Gartner BPM: Why and How Allianz Uses BPM, Tim Rolfing

The second half of Lomardi’s vendor session is a presentation by Tim Rolfing, IT Director of Allianz of America Shared Services on how they use (Lombardi’s) BPM. Allianz Life is a 3000-person life insurance organization that’s part of the huge Allianz group of companies.

Their initial drivers for BPM date from 2005:

  • The ability to scale efficiently, based on projected increases in premiums and employees.
  • Leveraging common processes, since they had a number of duplicate functions due in part to their growth through acquisitions. They also had 500-700 systems that were in use throughout their organization that needed to be rationalized.
  • Need for transparency into operations, both to have a view of the end-to-end processes in order to look for areas of process improvement, and for real-time operational process monitoring.
  • Employee job enrichment, by automating some of the routine tasks done by people, thereby allowing people to focus on customer-centric activities. This also allowed the human-facing tasks to be done anywhere in the world, certainly a bonus for a company that’s part of a global organization.

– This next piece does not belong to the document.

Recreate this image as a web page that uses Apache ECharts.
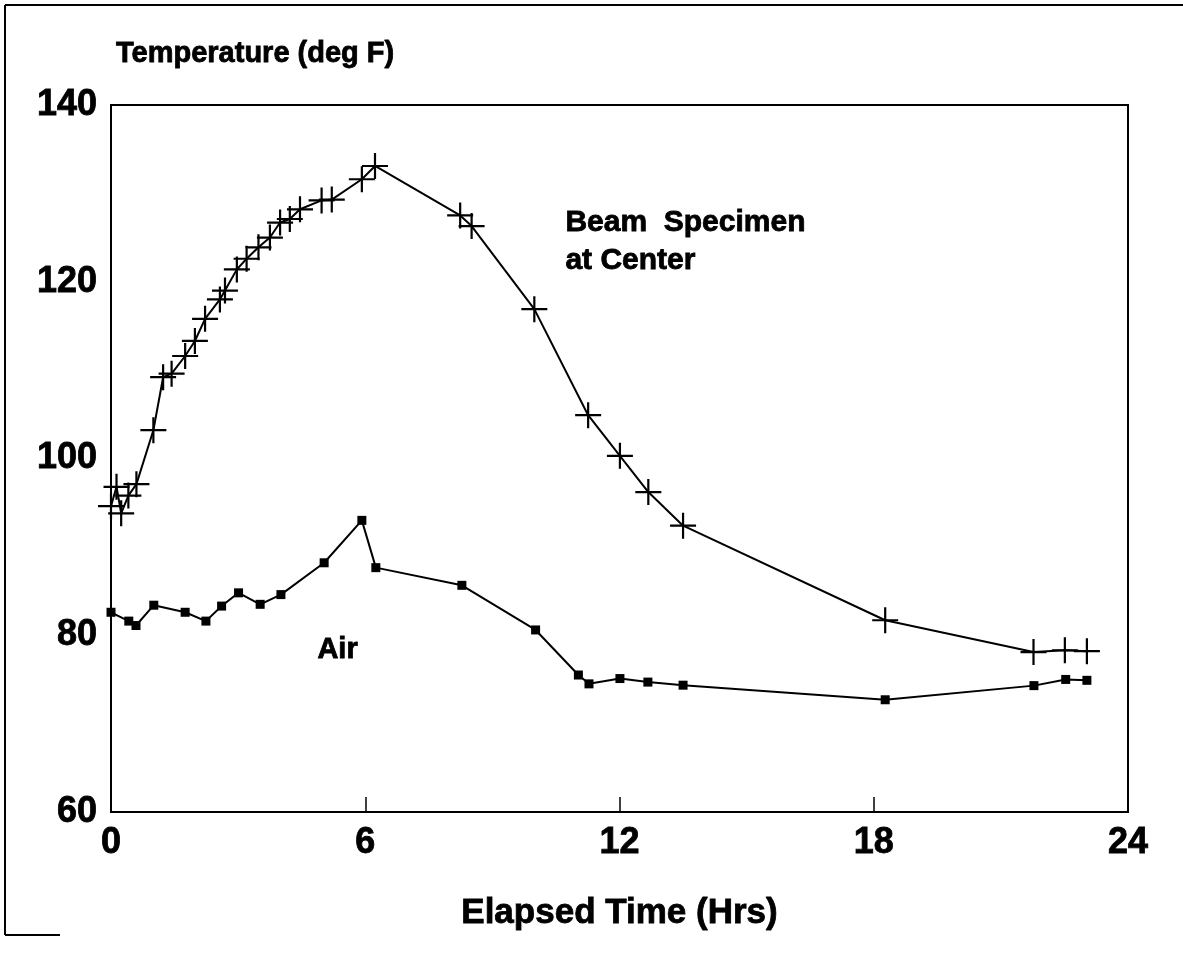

They’ve implemented an impressive number of processes in a short time:

  • Securities application processing
  • Money processing for applying premiums
  • Life insurance underwriting
  • Survey response tracking
  • New (insurance) product implementation, which improved the cycle time to implement a new product from over 50 days to 12 days, and removes IT from the critical path
  • Application document search, sort and prioritization within specialty queues to allow SLAs for specific applications to be met; failure to meet the SLAs can result in financial penalities
  • Service recovery and customer complaint handling, including some historical analytics to determine if these have detectable patterns, such as product or broker

They have a number of other ones lined up for implementation in 2008

He ended with some lessons for success:

  • Look for small processes with significant impact
  • Plan for a deployment time frame of no more than 60-90 days
  • Keep the first pilot project simple
  • Follow an iterative methodology rather than trying to boil the ocean in the first version

They keep the BPM project teams small, and have found a great deal of improved efficiency through their implementations. They have a BPM center of excellence that they use to train the business side. The technical teams have done the Lombardi technical training, and found that the week-long training was adequate for their needs. He wouldn’t talk openly about their vendor selection process, but stated that there were significant differences between BPM products. The business owns the process and maps it down to a specific level of detail (in Blueprint, I believe) before turning it over to IT who “move it over to the BPM tool” — presumably, they’re using Blueprint for modeling by the business, which still requires export/import to get to Lombardi’s TeamWorks execution environment, so round-tripping would definitely be impacted.

As an aside, I really wish that Gartner did a better job of publishing presentation on their website, since there’s material from this (and other) presentations that I’d like to review in the future. They don’t seem to publish any of the presentations from the vendor sessions, even those by customers, and half of the regular session presentations are also missing from the site (and presumably the CD in our conference pack) as of today.